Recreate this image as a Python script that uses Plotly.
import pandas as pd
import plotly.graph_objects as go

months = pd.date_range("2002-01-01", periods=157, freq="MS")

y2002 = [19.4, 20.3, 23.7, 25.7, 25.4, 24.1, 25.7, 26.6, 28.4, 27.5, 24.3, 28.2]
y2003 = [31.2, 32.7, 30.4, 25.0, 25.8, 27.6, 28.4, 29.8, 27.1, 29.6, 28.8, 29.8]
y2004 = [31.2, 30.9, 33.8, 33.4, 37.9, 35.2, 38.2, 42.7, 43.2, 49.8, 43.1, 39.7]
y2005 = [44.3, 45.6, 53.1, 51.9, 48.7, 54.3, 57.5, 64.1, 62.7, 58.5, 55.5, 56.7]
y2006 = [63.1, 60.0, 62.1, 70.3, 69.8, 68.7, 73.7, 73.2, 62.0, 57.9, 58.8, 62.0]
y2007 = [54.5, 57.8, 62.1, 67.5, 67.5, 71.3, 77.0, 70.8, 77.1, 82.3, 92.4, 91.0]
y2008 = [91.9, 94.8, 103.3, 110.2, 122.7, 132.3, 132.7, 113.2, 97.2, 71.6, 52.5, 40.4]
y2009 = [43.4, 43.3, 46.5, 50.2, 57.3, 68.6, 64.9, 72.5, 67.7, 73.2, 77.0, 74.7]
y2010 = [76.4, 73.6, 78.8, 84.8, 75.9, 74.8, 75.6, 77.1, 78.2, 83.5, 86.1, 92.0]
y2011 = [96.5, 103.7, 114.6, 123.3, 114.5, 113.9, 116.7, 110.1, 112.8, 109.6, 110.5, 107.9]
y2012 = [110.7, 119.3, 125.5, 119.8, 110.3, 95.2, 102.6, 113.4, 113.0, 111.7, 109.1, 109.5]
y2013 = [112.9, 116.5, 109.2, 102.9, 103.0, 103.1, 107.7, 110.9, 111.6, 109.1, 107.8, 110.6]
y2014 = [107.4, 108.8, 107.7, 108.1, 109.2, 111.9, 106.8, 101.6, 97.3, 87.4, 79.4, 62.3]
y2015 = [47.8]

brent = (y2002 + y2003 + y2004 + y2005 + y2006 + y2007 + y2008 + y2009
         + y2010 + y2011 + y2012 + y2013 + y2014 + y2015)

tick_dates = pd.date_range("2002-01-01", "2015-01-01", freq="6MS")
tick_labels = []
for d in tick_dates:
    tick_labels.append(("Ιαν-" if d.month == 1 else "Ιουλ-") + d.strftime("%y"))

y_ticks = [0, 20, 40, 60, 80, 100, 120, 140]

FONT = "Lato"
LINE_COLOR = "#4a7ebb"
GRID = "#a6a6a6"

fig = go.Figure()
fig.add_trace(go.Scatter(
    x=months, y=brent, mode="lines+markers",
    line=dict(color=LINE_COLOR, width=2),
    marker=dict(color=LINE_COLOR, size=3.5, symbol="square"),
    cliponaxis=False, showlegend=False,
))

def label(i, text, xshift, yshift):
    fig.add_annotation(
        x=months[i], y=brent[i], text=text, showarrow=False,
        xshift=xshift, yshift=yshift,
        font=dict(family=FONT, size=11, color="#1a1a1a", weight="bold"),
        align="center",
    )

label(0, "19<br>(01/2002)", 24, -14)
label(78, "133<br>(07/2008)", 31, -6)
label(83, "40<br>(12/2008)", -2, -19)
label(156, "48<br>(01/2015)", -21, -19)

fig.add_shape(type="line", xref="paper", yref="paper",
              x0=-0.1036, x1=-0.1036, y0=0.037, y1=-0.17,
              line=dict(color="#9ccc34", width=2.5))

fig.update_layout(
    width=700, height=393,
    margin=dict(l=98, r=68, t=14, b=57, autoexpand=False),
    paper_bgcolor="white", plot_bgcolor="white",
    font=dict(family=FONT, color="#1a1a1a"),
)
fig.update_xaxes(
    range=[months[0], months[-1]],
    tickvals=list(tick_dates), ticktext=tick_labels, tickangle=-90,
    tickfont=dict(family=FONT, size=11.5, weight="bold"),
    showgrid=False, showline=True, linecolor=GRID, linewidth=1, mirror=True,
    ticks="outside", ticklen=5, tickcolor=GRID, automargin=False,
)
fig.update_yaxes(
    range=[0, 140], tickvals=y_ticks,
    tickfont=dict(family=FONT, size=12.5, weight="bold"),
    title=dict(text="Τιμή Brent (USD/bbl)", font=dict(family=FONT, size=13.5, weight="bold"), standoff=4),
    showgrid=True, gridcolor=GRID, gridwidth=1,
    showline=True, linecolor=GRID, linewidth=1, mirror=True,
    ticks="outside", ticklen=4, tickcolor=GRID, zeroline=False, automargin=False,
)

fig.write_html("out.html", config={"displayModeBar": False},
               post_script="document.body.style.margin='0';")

=====

Challenge: Retype all of the material, keeping each line exact.

Solution:
Recreate this image as a Python script that uses Plotly.
import pandas as pd
import plotly.graph_objects as go

months = pd.date_range("2002-01-01", periods=157, freq="MS")

y2002 = [19.4, 20.3, 23.7, 25.7, 25.4, 24.1, 25.7, 26.6, 28.4, 27.5, 24.3, 28.2]
y2003 = [31.2, 32.7, 30.4, 25.0, 25.8, 27.6, 28.4, 29.8, 27.1, 29.6, 28.8, 29.8]
y2004 = [31.2, 30.9, 33.8, 33.4, 37.9, 35.2, 38.2, 42.7, 43.2, 49.8, 43.1, 39.7]
y2005 = [44.3, 45.6, 53.1, 51.9, 48.7, 54.3, 57.5, 64.1, 62.7, 58.5, 55.5, 56.7]
y2006 = [63.1, 60.0, 62.1, 70.3, 69.8, 68.7, 73.7, 73.2, 62.0, 57.9, 58.8, 62.0]
y2007 = [54.5, 57.8, 62.1, 67.5, 67.5, 71.3, 77.0, 70.8, 77.1, 82.3, 92.4, 91.0]
y2008 = [91.9, 94.8, 103.3, 110.2, 122.7, 132.3, 132.7, 113.2, 97.2, 71.6, 52.5, 40.4]
y2009 = [43.4, 43.3, 46.5, 50.2, 57.3, 68.6, 64.9, 72.5, 67.7, 73.2, 77.0, 74.7]
y2010 = [76.4, 73.6, 78.8, 84.8, 75.9, 74.8, 75.6, 77.1, 78.2, 83.5, 86.1, 92.0]
y2011 = [96.5, 103.7, 114.6, 123.3, 114.5, 113.9, 116.7, 110.1, 112.8, 109.6, 110.5, 107.9]
y2012 = [110.7, 119.3, 125.5, 119.8, 110.3, 95.2, 102.6, 113.4, 113.0, 111.7, 109.1, 109.5]
y2013 = [112.9, 116.5, 109.2, 102.9, 103.0, 103.1, 107.7, 110.9, 111.6, 109.1, 107.8, 110.6]
y2014 = [107.4, 108.8, 107.7, 108.1, 109.2, 111.9, 106.8, 101.6, 97.3, 87.4, 79.4, 62.3]
y2015 = [47.8]

brent = (y2002 + y2003 + y2004 + y2005 + y2006 + y2007 + y2008 + y2009
         + y2010 + y2011 + y2012 + y2013 + y2014 + y2015)

tick_dates = pd.date_range("2002-01-01", "2015-01-01", freq="6MS")
tick_labels = []
for d in tick_dates:
    tick_labels.append(("Ιαν-" if d.month == 1 else "Ιουλ-") + d.strftime("%y"))

y_ticks = [0, 20, 40, 60, 80, 100, 120, 140]

FONT = "Lato"
LINE_COLOR = "#4a7ebb"
GRID = "#a6a6a6"

fig = go.Figure()
fig.add_trace(go.Scatter(
    x=months, y=brent, mode="lines+markers",
    line=dict(color=LINE_COLOR, width=2),
    marker=dict(color=LINE_COLOR, size=3.5, symbol="square"),
    cliponaxis=False, showlegend=False,
))

def label(i, text, xshift, yshift):
    fig.add_annotation(
        x=months[i], y=brent[i], text=text, showarrow=False,
        xshift=xshift, yshift=yshift,
        font=dict(family=FONT, size=11, color="#1a1a1a", weight="bold"),
        align="center",
    )

label(0, "19<br>(01/2002)", 24, -14)
label(78, "133<br>(07/2008)", 31, -6)
label(83, "40<br>(12/2008)", -2, -19)
label(156, "48<br>(01/2015)", -21, -19)

fig.add_shape(type="line", xref="paper", yref="paper",
              x0=-0.1036, x1=-0.1036, y0=0.037, y1=-0.17,
              line=dict(color="#9ccc34", width=2.5))

fig.update_layout(
    width=700, height=393,
    margin=dict(l=98, r=68, t=14, b=57, autoexpand=False),
    paper_bgcolor="white", plot_bgcolor="white",
    font=dict(family=FONT, color="#1a1a1a"),
)
fig.update_xaxes(
    range=[months[0], months[-1]],
    tickvals=list(tick_dates), ticktext=tick_labels, tickangle=-90,
    tickfont=dict(family=FONT, size=11.5, weight="bold"),
    showgrid=False, showline=True, linecolor=GRID, linewidth=1, mirror=True,
    ticks="outside", ticklen=5, tickcolor=GRID, automargin=False,
)
fig.update_yaxes(
    range=[0, 140], tickvals=y_ticks,
    tickfont=dict(family=FONT, size=12.5, weight="bold"),
    title=dict(text="Τιμή Brent (USD/bbl)", font=dict(family=FONT, size=13.5, weight="bold"), standoff=4),
    showgrid=True, gridcolor=GRID, gridwidth=1,
    showline=True, linecolor=GRID, linewidth=1, mirror=True,
    ticks="outside", ticklen=4, tickcolor=GRID, zeroline=False, automargin=False,
)

fig.write_html("out.html", config={"displayModeBar": False},
               post_script="document.body.style.margin='0';")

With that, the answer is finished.